No me interesa andar rastreando a la última sensación del indie rock, sólo quiero descubrir buena música. Me gustan las canciones, las de grandes coros y voz imponente. Esos volúmenes tipo Dayna Kurtz que paralizan, o la sutil fragancia armónica de Natalie Merchant. Y no es por un asunto de género, simplemente hay una esencia que diferencia a las canciones masculinas de las hechas por mujeres que las hace distintas. Quizás la misma razón que distancia a Michael Stipe, Roy Orbison, George Michael o Morrisey del resto de los cantantes. Y ni siquiera habrá que buscar una definición, sólo es un asunto de las sensibilidades, por lo que no todos tendrían porque sentirse identificados.
Hace un tiempo escuché a alguien decir que no detestaba nada más que a los fans de Morrisey. Claro, el prototipo de fan a veces puede ser un poco insoportable, pero eso no tendría porque privarme de escuchar o ir a ver al ex The Smiths. Yo que fui fan, pertenecí a un fan club y conocí a varios grupos de fans, tan diversos como Ricky Martin, Los Tres y Michael Jackson, puedo dar fe de que el fanatismo va más allá de querer tirarse al artista. Aunque debo reconocer que no hay nada más entretenido que estereotipar a los fanáticos y sus conductas, como imaginar que en la fila de un concierto de La Oreja Van Goh está lleno de secretarias y en Javiera Mena la mayoría usa pitillos. Prejuicios superficiales e innecesarios.
Con mis amigos en general nos reímos mucho con las etiquetas y definiciones del mundo gay. La señora del negocio dice “colita”, el camionero grita “maricón” o el estereotipo interno de los homosexuales al tratar de separar a “la loca” de su perfil, supuestamente más masculino. Puras palabras para tratar de resumir lo que pasa entre dos hombres, algo que para muchos resulta anormal pero que para otros es un estilo de vida que va más allá de la sexualidad y los parámetros culturales heredados de la religión predominante.
Mi moral no es igual a la tuya ni tampoco se parece a la de aquel tipo roba carteras a mujeres en el centro de Santiago ni la del arquitecto que construye edificios de plumavit. La única regla invariable es que todos respetemos las conductas y credos de los otros, pero el problema está en lograr validar el respeto como verbo y luego practicarlo. No nos olvidemos que a pesar de los computadores aún somos seres vivos.

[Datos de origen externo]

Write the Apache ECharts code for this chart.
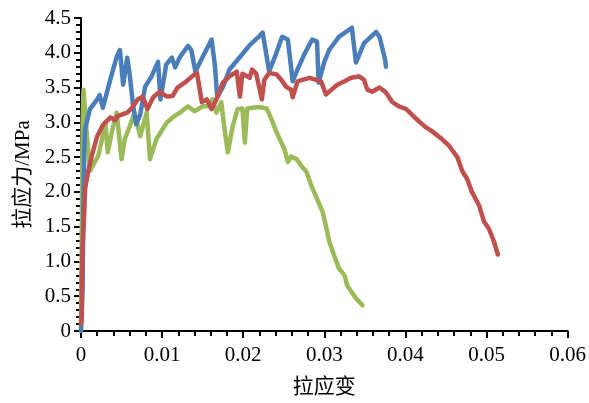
<!DOCTYPE html>
<html lang="zh">
<head>
    <meta charset="UTF-8">
    <title>拉应力-拉应变</title>
    <style>
        html, body { margin: 0; padding: 0; background: #fff; }
        #chart { width: 589px; height: 403px; }
    </style>
</head>
<body>
<div id="chart"></div>

<script type="text/javascript" src="https://cdn.jsdelivr.net/npm/echarts@6/dist/echarts.min.js"></script>
<script>
    // 数据 [应变, 应力MPa]
    var blueData = [
        [0, 0], [0.0002, 0.6], [0.0003, 1.9], [0.0004, 2.6], [0.0005, 2.9], [0.0011, 3.19],
        [0.002, 3.33], [0.0023, 3.39], [0.0027, 3.21], [0.0036, 3.61], [0.0044, 3.94], [0.0048, 4.04],
        [0.0052, 3.54], [0.0057, 3.93], [0.006, 3.69], [0.0064, 3.26], [0.0068, 2.97], [0.0073, 3.11],
        [0.0079, 3.51], [0.0087, 3.66], [0.0095, 3.87], [0.0098, 3.33], [0.0105, 3.83], [0.0112, 3.93],
        [0.0116, 3.79], [0.0122, 3.94], [0.0132, 4.1], [0.0136, 4.04], [0.0141, 3.73], [0.015, 3.94],
        [0.0161, 4.19], [0.0165, 3.83], [0.0168, 3.36], [0.0175, 3.51], [0.0183, 3.76], [0.0196, 3.94],
        [0.0208, 4.11], [0.022, 4.24], [0.0224, 4.29], [0.0232, 3.73], [0.024, 3.97], [0.0248, 4.23],
        [0.0255, 4.19], [0.0261, 3.59], [0.0267, 3.76], [0.0275, 3.97], [0.0285, 4.19], [0.0291, 4.16],
        [0.0293, 3.57], [0.03, 3.87], [0.0306, 4.04], [0.0318, 4.23], [0.0334, 4.36], [0.0339, 3.86],
        [0.0349, 4.14], [0.0364, 4.3], [0.0368, 4.23], [0.0371, 4.09], [0.0375, 3.9], [0.0376, 3.8]
    ];
    var redData = [
        [0, 0.1], [0.0001, 0.23], [0.0001, 0.76], [0.0002, 1.23], [0.0004, 1.71], [0.0005, 2.04],
        [0.0009, 2.3], [0.0014, 2.55], [0.002, 2.8], [0.0027, 2.96], [0.0036, 3.07], [0.0042, 3.03],
        [0.0045, 3.09], [0.0057, 3.14], [0.0063, 3.21], [0.007, 3.33], [0.0076, 3.37], [0.0082, 3.19],
        [0.0089, 3.36], [0.0097, 3.44], [0.0106, 3.37], [0.0113, 3.38], [0.0119, 3.5], [0.013, 3.59],
        [0.014, 3.69], [0.0143, 3.71], [0.0149, 3.29], [0.0155, 3.33], [0.0161, 3.19], [0.0167, 3.33],
        [0.0175, 3.57], [0.0183, 3.66], [0.0192, 3.73], [0.0196, 3.37], [0.0199, 3.7], [0.0208, 3.64],
        [0.0211, 3.76], [0.0216, 3.7], [0.0223, 3.33], [0.0226, 3.61], [0.0232, 3.71], [0.0241, 3.69],
        [0.0247, 3.61], [0.0253, 3.51], [0.0259, 3.47], [0.0261, 3.36], [0.0267, 3.59], [0.0273, 3.61],
        [0.0282, 3.64], [0.029, 3.61], [0.0296, 3.59], [0.0302, 3.4], [0.0309, 3.47], [0.0316, 3.54],
        [0.0325, 3.59], [0.0333, 3.64], [0.0343, 3.66], [0.0349, 3.61], [0.0353, 3.47], [0.0359, 3.44],
        [0.0368, 3.5], [0.0376, 3.43], [0.0384, 3.29], [0.0392, 3.23], [0.0401, 3.19], [0.0408, 3.11],
        [0.0417, 3.01], [0.0425, 2.93], [0.0433, 2.87], [0.0445, 2.76], [0.0454, 2.66], [0.0464, 2.5],
        [0.047, 2.3], [0.0476, 2.19], [0.0482, 2.0], [0.0491, 1.8], [0.0497, 1.57], [0.0503, 1.47],
        [0.0509, 1.29], [0.0514, 1.1]
    ];
    var greenData = [
        [0, 0], [0.0001, 1.5], [0.0002, 3.0], [0.0003, 3.47], [0.0007, 2.86], [0.0011, 2.3],
        [0.0017, 2.43], [0.0021, 2.51], [0.0026, 2.76], [0.003, 3.0], [0.0033, 2.57], [0.0038, 2.86],
        [0.0044, 3.14], [0.005, 2.47], [0.0054, 2.76], [0.006, 2.94], [0.0066, 3.14], [0.0073, 2.8],
        [0.0081, 3.14], [0.0085, 2.47], [0.0093, 2.76], [0.0106, 3.0], [0.0113, 3.07], [0.0122, 3.14],
        [0.0132, 3.23], [0.014, 3.16], [0.015, 3.23], [0.0156, 3.23], [0.0162, 3.33], [0.0167, 3.14],
        [0.0173, 3.29], [0.0177, 2.9], [0.0181, 2.57], [0.0187, 2.94], [0.0193, 3.19], [0.0199, 3.2],
        [0.0202, 2.71], [0.0205, 3.2], [0.0211, 3.21], [0.022, 3.22], [0.0229, 3.2], [0.0235, 3.04],
        [0.0241, 2.86], [0.0247, 2.71], [0.0251, 2.61], [0.0255, 2.43], [0.0259, 2.51], [0.0266, 2.47],
        [0.0272, 2.37], [0.0278, 2.29], [0.0284, 2.09], [0.0291, 1.9], [0.0298, 1.71], [0.0302, 1.51],
        [0.0306, 1.29], [0.0312, 1.09], [0.0318, 0.9], [0.0325, 0.8], [0.0328, 0.66], [0.0333, 0.57],
        [0.0339, 0.47], [0.0347, 0.37]
    ];

    var xMax = 0.06;
    var yMax = 4.5;

    var fontFamily = '"Liberation Serif", "Times New Roman", "Noto Sans CJK SC", serif';

    var myChart = echarts.init(document.getElementById('chart'), null, {renderer: 'canvas'});

    var lineSeries = function (name, data, color) {
        return {
            name: name,
            type: 'line',
            data: data,
            showSymbol: false,
            symbol: 'none',
            lineStyle: {width: 4.5, color: color, cap: 'round', join: 'round'},
            itemStyle: {color: color}
        };
    };

    var option = {
        animation: false,
        backgroundColor: '#ffffff',
        grid: {left: 81, right: 20, top: 18, bottom: 70},
        xAxis: {
            type: 'value',
            min: 0,
            max: xMax,
            interval: 0.01,
            name: '拉应变',
            nameLocation: 'middle',
            nameGap: 46,
            nameTextStyle: {color: '#000', fontSize: 21, fontFamily: fontFamily},
            axisLine: {show: true, onZero: false, lineStyle: {color: '#000', width: 2}},
            axisTick: {show: true, inside: false, length: 7, lineStyle: {color: '#000', width: 2}},
            minorTick: {show: true, splitNumber: 5, length: 5, lineStyle: {color: '#000', width: 2}},
            splitLine: {show: false},
            axisLabel: {
                color: '#000', fontSize: 21, fontFamily: fontFamily, margin: 14,
                formatter: function (v) { return v === 0 ? '0' : v.toFixed(2); }
            }
        },
        yAxis: {
            type: 'value',
            min: 0,
            max: yMax,
            interval: 0.5,
            name: '拉应力/MPa',
            nameLocation: 'middle',
            nameGap: 41,
            nameRotate: 90,
            nameTextStyle: {color: '#000', fontSize: 21, fontFamily: fontFamily},
            axisLine: {show: true, onZero: false, lineStyle: {color: '#000', width: 2}},
            axisTick: {show: true, inside: false, length: 7, lineStyle: {color: '#000', width: 2}},
            minorTick: {show: true, splitNumber: 5, length: 5, lineStyle: {color: '#000', width: 2}},
            splitLine: {show: false},
            axisLabel: {
                color: '#000', fontSize: 21, fontFamily: fontFamily, margin: 10,
                formatter: function (v) { return v === 0 ? '0' : v.toFixed(1); }
            }
        },
        series: [
            lineSeries('试件3', greenData, '#9BBB59'),
            lineSeries('试件1', blueData, '#4A7EBB'),
            lineSeries('试件2', redData, '#C0504D')
        ]
    };

    myChart.setOption(option);
</script>
</body>
</html>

Estamos acostumbrados a la calificación, como si nuestra vida fuera un regimiento donde todos ocupan y necesitan un rango. Malas costumbres y absurda moralidad que puede llegar a reducir la vida de un homosexual a la de “maricón” o el trabajo de una prostituta a “puta”.
La definición de las conductas morales heredadas de la religión católica deben ser redefinidas de acorde a la globalización que predomina en tiempos modernos. Nos falla la comprensión, uno de los mayores problemas de nuestra personalidad nacional. Entre los chilenos existe mucha sensibilidad pero en terreno no nos damos el tiempo para conversar, menos para discutir y validar nuestras diferencias.
Tanta definición, tanto dinero y tanta pobreza, y al final todos pisamos el mismo suelo. Homosexuales, divorciados, madres solteras, putas y putos, comunistas, momios, adictos, vegetarianos y religiosos respiramos el mismo asfalto y nos tragamos el mismo discurso presidencial todos los años. Y a todos nos gustan la música y nadie podrá definir lo que es bueno o de mejor gusto, sólo se trata de diferencias, las mismas que nos ayuden a construirnos como seres activos dentro de una sociedad calculadora, materialista y diversa. Está en nuestra disposición y entusiasmo que nuestro paso por la tierra sea sólo un cumplir o un tiempo para aportar ideas y matices.